Slightly warped records can still be played. But if the records are too warped then it can be damaging to the turntables.
Frequently Asked Questions (FAQs)
Are the New Dual Turntables Worth Buying?
No, these are not the best turntables you can get for your money. The AT-LP5 from Audio-Technica and other decks from Pro-Ject, and Rega are comparably-priced and less expensive alternatives. These manufacturers provide improved build quality, higher specs, and demonstrably better performance.
How Can an Internal C Clip be Removed Without Leaving Holes?

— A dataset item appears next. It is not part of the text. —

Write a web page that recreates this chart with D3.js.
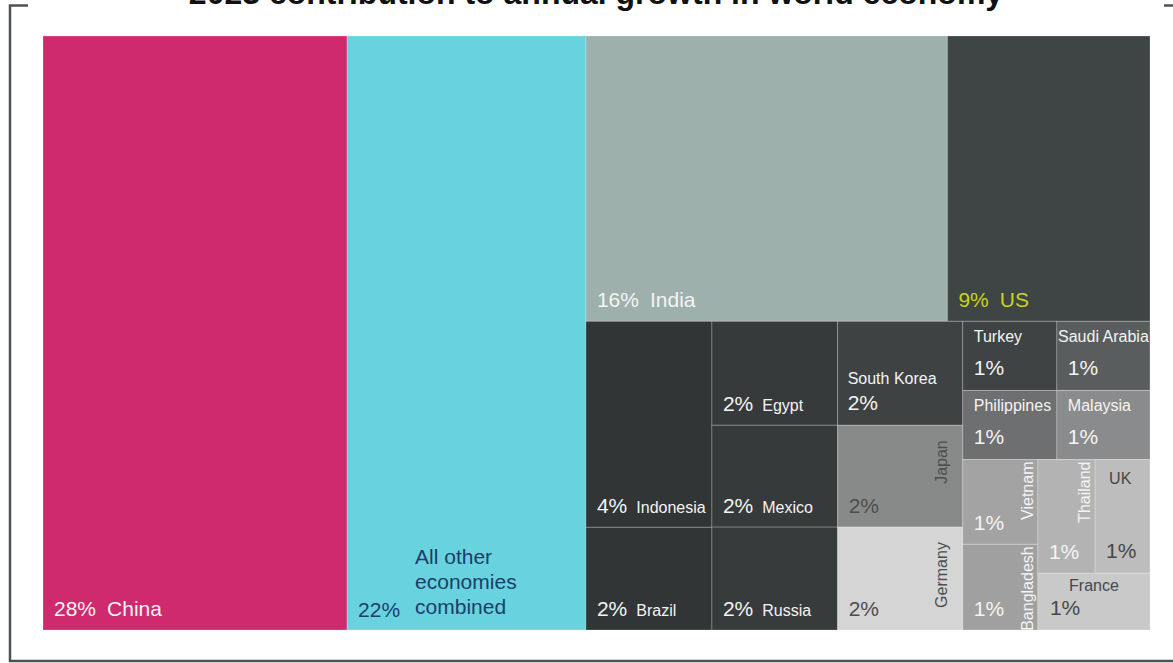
<!DOCTYPE html>
<html>
<head>
<meta charset="utf-8">
<script src="https://cdn.jsdelivr.net/npm/d3@7"></script>
<style>
    body { margin: 0; background: #fff; }
    svg { display: block; font-family: "Liberation Sans", Arial, sans-serif; }
</style>
</head>
<body>
<svg id="chart"></svg>
<script>
const width = 1173;
const height = 663;
const area = {x: 43, y: 36, w: 1107, h: 594};

// contribution to world growth, percent
const names = ['China', 'All other economies combined', 'India', 'US',
    'Indonesia', 'Brazil', 'Egypt', 'Mexico', 'Russia',
    'South Korea', 'Japan', 'Germany',
    'Turkey', 'Saudi Arabia', 'Philippines', 'Malaysia',
    'Vietnam', 'Bangladesh', 'Thailand', 'UK', 'France'];
const shares = [27.5, 21.6, 15.7, 8.8,
    3.95, 1.97, 1.99, 1.95, 1.97,
    1.98, 1.94, 1.96,
    0.99, 0.98, 0.99, 0.98,
    0.97, 0.98, 0.99, 0.95, 0.97];
// nesting used by the slice/dice layout
const groups = ['', '', 'a/top', 'a/top',
    'a/low/c1', 'a/low/c1', 'a/low/c2', 'a/low/c2', 'a/low/c2',
    'a/low/c3', 'a/low/c3', 'a/low/c3',
    'a/low/c4/r1', 'a/low/c4/r1', 'a/low/c4/r2', 'a/low/c4/r2',
    'a/low/c4/r3/v', 'a/low/c4/r3/v', 'a/low/c4/r3/t/u', 'a/low/c4/r3/t/u', 'a/low/c4/r3/t'];

const fills = {
    'China': '#cf2a6d', 'All other economies combined': '#68d2df',
    'India': '#9db0ac', 'US': '#3f4444',
    'Indonesia': '#323536', 'Brazil': '#323536',
    'Egypt': '#373a3b', 'Mexico': '#373a3b', 'Russia': '#383b3c',
    'South Korea': '#3e4242', 'Japan': '#888a89', 'Germany': '#d5d5d5',
    'Turkey': '#3f4343', 'Saudi Arabia': '#5a5d5e',
    'Philippines': '#6e6f70', 'Malaysia': '#8a8b8c',
    'Vietnam': '#a3a3a3', 'Bangladesh': '#a0a0a0',
    'Thailand': '#b3b3b3', 'UK': '#bdbdbd', 'France': '#c9c9c9'
};
const inks = {
    'US': '#c8d41c', 'All other economies combined': '#1b3f66',
    'Japan': '#4b4e4f', 'Germany': '#4b4e4f', 'UK': '#454849', 'France': '#454849'
};
const modes = {
    'China': 'big', 'India': 'big', 'US': 'big',
    'All other economies combined': 'wrap',
    'Indonesia': 'inline', 'Brazil': 'inline', 'Egypt': 'inline',
    'Mexico': 'inline', 'Russia': 'inline',
    'South Korea': 'stackLow',
    'Turkey': 'stackTop', 'Saudi Arabia': 'stackTop',
    'Philippines': 'stackTop', 'Malaysia': 'stackTop',
    'Japan': 'rotated', 'Germany': 'rotated', 'Vietnam': 'rotated',
    'Bangladesh': 'rotated', 'Thailand': 'rotated',
    'UK': 'corner', 'France': 'centered'
};

function buildTree() {
    const tree = {name: 'root', children: []};
    names.forEach((name, i) => {
        let node = tree;
        if (groups[i]) {
            groups[i].split('/').forEach(key => {
                let child = node.children.find(c => c.name === key && c.children);
                if (!child) {
                    child = {name: key, children: []};
                    node.children.push(child);
                }
                node = child;
            });
        }
        node.children.push({name: name, value: shares[i]});
    });
    return tree;
}

const root = d3.hierarchy(buildTree()).sum(_ => _.value || 0);
d3.treemap()
    .tile(d3.treemapSliceDice)
    .size([area.w, area.h])
    .round(false)(root);

const pct = _ => `${Math.round(_.value)}%`;
const ink = _ => inks[_.data.name] || '#f4f4f4';

const svg = d3.select('#chart')
    .attr('width', width)
    .attr('height', height);

svg.append('path')
    .attr('d', `M28,5.5H10V661H${width + 2}M1164,5.5H${width + 2}`)
    .attr('fill', 'none')
    .attr('stroke', '#4d5253')
    .attr('stroke-width', 2.5);

svg.append('text')
    .attr('x', 596)
    .attr('y', 4)
    .attr('text-anchor', 'middle')
    .style('font-size', '32px')
    .style('font-weight', 'bold')
    .style('fill', '#111')
    .text('2023 contribution to annual growth in world economy');

const cell = svg.append('g')
    .attr('transform', `translate(${area.x},${area.y})`)
    .selectAll('g')
    .data(root.leaves())
    .enter().append('g');

cell.append('rect')
    .attr('x', _ => _.x0)
    .attr('y', _ => _.y0)
    .attr('width', _ => _.x1 - _.x0)
    .attr('height', _ => _.y1 - _.y0)
    .style('fill', _ => fills[_.data.name])
    .style('stroke', 'rgba(255,255,255,0.22)')
    .style('stroke-width', 1);

function label(g, d, x, y, size, text) {
    return g.append('text')
        .attr('x', x)
        .attr('y', y)
        .style('font-size', `${size}px`)
        .style('fill', ink(d))
        .text(text);
}

cell.each(function(d) {
    const g = d3.select(this);
    const w = d.x1 - d.x0;
    const h = d.y1 - d.y0;
    const mode = modes[d.data.name];

    if (mode === 'big' || mode === 'inline') {
        const t = label(g, d, d.x0 + 11, d.y1 - 14, 21, pct(d));
        t.append('tspan')
            .attr('dx', mode === 'big' ? 11 : 9)
            .style('font-size', mode === 'big' ? '21px' : '16px')
            .text(d.data.name);
    } else if (mode === 'wrap') {
        label(g, d, d.x0 + 11, d.y1 - 13, 21, pct(d));
        const probe = label(g, d, 0, 0, 21, '');
        const lines = [];
        let line = [];
        d.data.name.split(' ').forEach(word => {
            probe.text([...line, word].join(' '));
            if (line.length && probe.node().getComputedTextLength() > 120) {
                lines.push(line.join(' '));
                line = [word];
            } else {
                line.push(word);
            }
        });
        lines.push(line.join(' '));
        probe.remove();
        lines.forEach((l, i) => {
            label(g, d, d.x0 + 68, d.y1 - 16 - 25 * (lines.length - 1 - i), 21, l);
        });
    } else if (mode === 'stackLow') {
        label(g, d, d.x0 + 10, d.y1 - 41, 16, d.data.name);
        label(g, d, d.x0 + 10, d.y1 - 15, 21, pct(d));
    } else if (mode === 'stackTop') {
        const t = label(g, d, d.x0 + 11, d.y0 + 21, 16, d.data.name);
        const len = t.node().getComputedTextLength();
        if (len > w - 14) {
            t.attr('x', d.x0 + (w - len) / 2);
        }
        label(g, d, d.x0 + 11, d.y0 + 54, 21, pct(d));
    } else if (mode === 'rotated') {
        const roomy = w > 100 && h > 100;
        label(g, d, d.x0 + 11, d.y1 - 14, 21, pct(d));
        g.append('text')
            .attr('transform', `translate(${d.x1 - (roomy ? 16 : 5)},${d.y0 + (roomy ? 15 : 2)}) rotate(-90)`)
            .attr('text-anchor', 'end')
            .style('font-size', '16px')
            .style('fill', ink(d))
            .text(d.data.name);
    } else if (mode === 'corner') {
        label(g, d, d.x0 + 14, d.y0 + 24, 16, d.data.name);
        label(g, d, d.x0 + 11, d.y1 - 15, 21, pct(d));
    } else if (mode === 'centered') {
        label(g, d, (d.x0 + d.x1) / 2, d.y0 + 18, 16, d.data.name)
            .attr('text-anchor', 'middle');
        label(g, d, d.x0 + 12, d.y1 - 15, 21, pct(d));
    }
});
</script>
</body>
</html>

For detaching a circlip with no holes on the ends, use a set of thin tip pliers. The snap ring should be firmly grasped by the pliers’ delicate points, allowing for cautious removal.
How Long Does It Take A Turntable Belt to Wear Out?
The closed loop belt used in turntables is made of rubber and lasts for around five years. The belt’s tension, flexibility, and use all affect how long it will endure. A belt will typically last 5–6 years if it’s not being used.
So that was all about dual 1219 vs 1229 in detail. Dual has been a top contender in the turntable market in the mid and late 70s.
Although new models might not be up to standard, both the 1229 and 1219 models are excellent. We hope our explanation above will help you decide what turntable is best for your collection.